[WHAT YOU NEED TO DO]: Repeat the listing exactly as given, omitting every image.
___ MATERIAL ___
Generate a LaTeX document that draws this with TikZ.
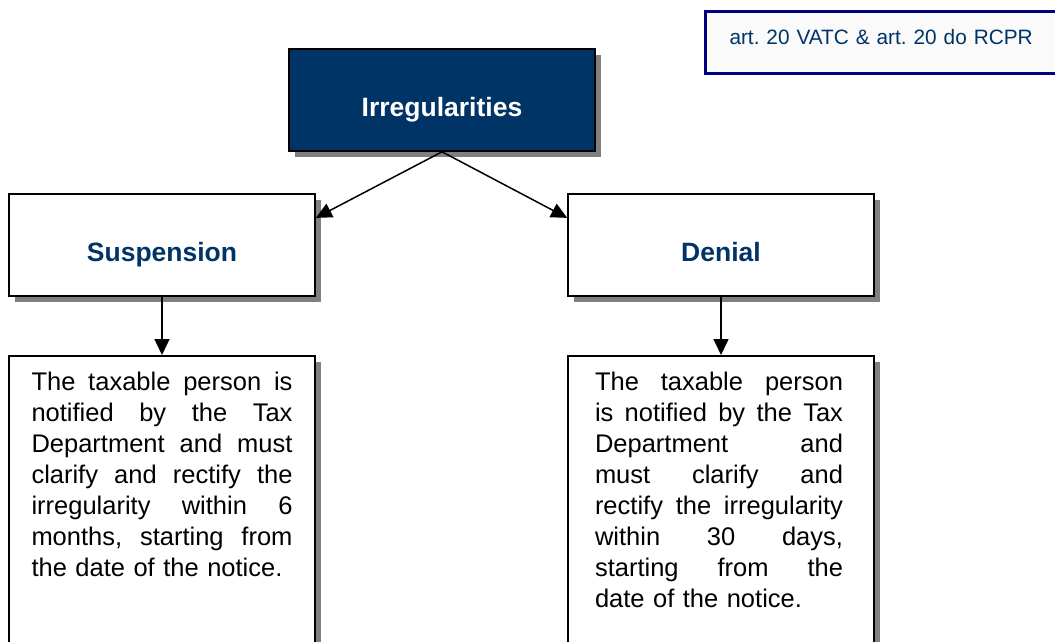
\documentclass[tikz,border=0pt]{standalone}
\usepackage{fontspec}
\setmainfont{Liberation Sans}
\usepackage{tikz}
\usetikzlibrary{arrows.meta}
\usetikzlibrary{shadows}

\definecolor{deepnavy}{RGB}{0,51,102}
\definecolor{rimnavy}{RGB}{0,0,128}

\newcommand{\fillrow}[2][261pt]{\makebox[#1][s]{\spaceskip=0pt\xspaceskip=0pt\relax #2}}
\frenchspacing

\begin{document}
\begin{tikzpicture}[x=1pt, y=-1pt,
		boxshadow/.style={drop shadow={shadow xshift=6pt, shadow yshift=-6pt, fill=black!50, opacity=1}},
		headbox/.style={draw=black, line width=1.6pt, minimum width=306pt, minimum height=102pt, inner sep=0pt, text height=33pt, text depth=0pt, font=\fontsize{26.5}{28}\selectfont\bfseries, boxshadow},
		notebox/.style={draw=black, line width=1.6pt, fill=white, minimum width=306pt, text width=261pt, inner xsep=0pt, inner ysep=16pt, text height=19pt, text depth=320pt, align=left, font=\fontsize{25.5}{31}\selectfont, boxshadow},
		refbox/.style={draw=rimnavy, line width=3pt, fill=black!2, minimum height=62pt, text width=330pt, inner xsep=24pt, inner ysep=0pt, align=left, text height=15pt, text depth=11pt, font=\fontsize{20.8}{24}\selectfont, text=deepnavy},
		link/.style={line width=1.5pt, -{Triangle[length=16pt, width=15pt]}}]
		\useasboundingbox (0,0) rectangle (1055,642);
		\clip (0,0) rectangle (1055,642);
		\node[refbox, anchor=north west] (artref) at (704,10) {art. 20 VATC \& art. 20 do RCPR};
		\node[headbox, fill=deepnavy, text=white] (irreg) at (442,100) {Irregularities};
		\node[headbox, fill=white, text=deepnavy] (susp) at (162,245) {Suspension};
		\node[headbox, fill=white, text=deepnavy] (deny) at (721,245) {Denial};
		\node[notebox, anchor=north] (susptext) at (162,355) {%
			\fillrow{The taxable person is}\\
			\fillrow{notified by the Tax}\\
			\fillrow{Department and must}\\
			\fillrow{clarify and rectify the}\\
			\fillrow{irregularity within 6}\\
			\fillrow{months, starting from}\\
			the date of the notice.};
		\node[notebox, anchor=north, text width=252pt] (denytext) at (721,355) {%
			\fillrow[248pt]{The taxable person}\\
			\fillrow[248pt]{is notified by the Tax}\\
			\fillrow[248pt]{Department and}\\
			\fillrow[248pt]{must clarify and}\\
			\fillrow[248pt]{rectify the irregularity}\\
			\fillrow[248pt]{within 30 days,}\\
			\fillrow[248pt]{starting from the}\\
			date of the notice.};
		\draw[link] (irreg.south) -- (susp.10);
		\draw[link] (irreg.south) -- (deny.170);
		\draw[link] (susp.south) -- (susptext.north);
		\draw[link] (deny.south) -- (denytext.north);
	\end{tikzpicture}
\end{document}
___
[RESULT OF THIS TASK]:
Generate a LaTeX document that draws this with TikZ.
\documentclass[tikz,border=0pt]{standalone}
\usepackage{fontspec}
\setmainfont{Liberation Sans}
\usepackage{tikz}
\usetikzlibrary{arrows.meta}
\usetikzlibrary{shadows}

\definecolor{deepnavy}{RGB}{0,51,102}
\definecolor{rimnavy}{RGB}{0,0,128}

\newcommand{\fillrow}[2][261pt]{\makebox[#1][s]{\spaceskip=0pt\xspaceskip=0pt\relax #2}}
\frenchspacing

\begin{document}
\begin{tikzpicture}[x=1pt, y=-1pt,
		boxshadow/.style={drop shadow={shadow xshift=6pt, shadow yshift=-6pt, fill=black!50, opacity=1}},
		headbox/.style={draw=black, line width=1.6pt, minimum width=306pt, minimum height=102pt, inner sep=0pt, text height=33pt, text depth=0pt, font=\fontsize{26.5}{28}\selectfont\bfseries, boxshadow},
		notebox/.style={draw=black, line width=1.6pt, fill=white, minimum width=306pt, text width=261pt, inner xsep=0pt, inner ysep=16pt, text height=19pt, text depth=320pt, align=left, font=\fontsize{25.5}{31}\selectfont, boxshadow},
		refbox/.style={draw=rimnavy, line width=3pt, fill=black!2, minimum height=62pt, text width=330pt, inner xsep=24pt, inner ysep=0pt, align=left, text height=15pt, text depth=11pt, font=\fontsize{20.8}{24}\selectfont, text=deepnavy},
		link/.style={line width=1.5pt, -{Triangle[length=16pt, width=15pt]}}]
		\useasboundingbox (0,0) rectangle (1055,642);
		\clip (0,0) rectangle (1055,642);
		\node[refbox, anchor=north west] (artref) at (704,10) {art. 20 VATC \& art. 20 do RCPR};
		\node[headbox, fill=deepnavy, text=white] (irreg) at (442,100) {Irregularities};
		\node[headbox, fill=white, text=deepnavy] (susp) at (162,245) {Suspension};
		\node[headbox, fill=white, text=deepnavy] (deny) at (721,245) {Denial};
		\node[notebox, anchor=north] (susptext) at (162,355) {%
			\fillrow{The taxable person is}\\
			\fillrow{notified by the Tax}\\
			\fillrow{Department and must}\\
			\fillrow{clarify and rectify the}\\
			\fillrow{irregularity within 6}\\
			\fillrow{months, starting from}\\
			the date of the notice.};
		\node[notebox, anchor=north, text width=252pt] (denytext) at (721,355) {%
			\fillrow[248pt]{The taxable person}\\
			\fillrow[248pt]{is notified by the Tax}\\
			\fillrow[248pt]{Department and}\\
			\fillrow[248pt]{must clarify and}\\
			\fillrow[248pt]{rectify the irregularity}\\
			\fillrow[248pt]{within 30 days,}\\
			\fillrow[248pt]{starting from the}\\
			date of the notice.};
		\draw[link] (irreg.south) -- (susp.10);
		\draw[link] (irreg.south) -- (deny.170);
		\draw[link] (susp.south) -- (susptext.north);
		\draw[link] (deny.south) -- (denytext.north);
	\end{tikzpicture}
\end{document}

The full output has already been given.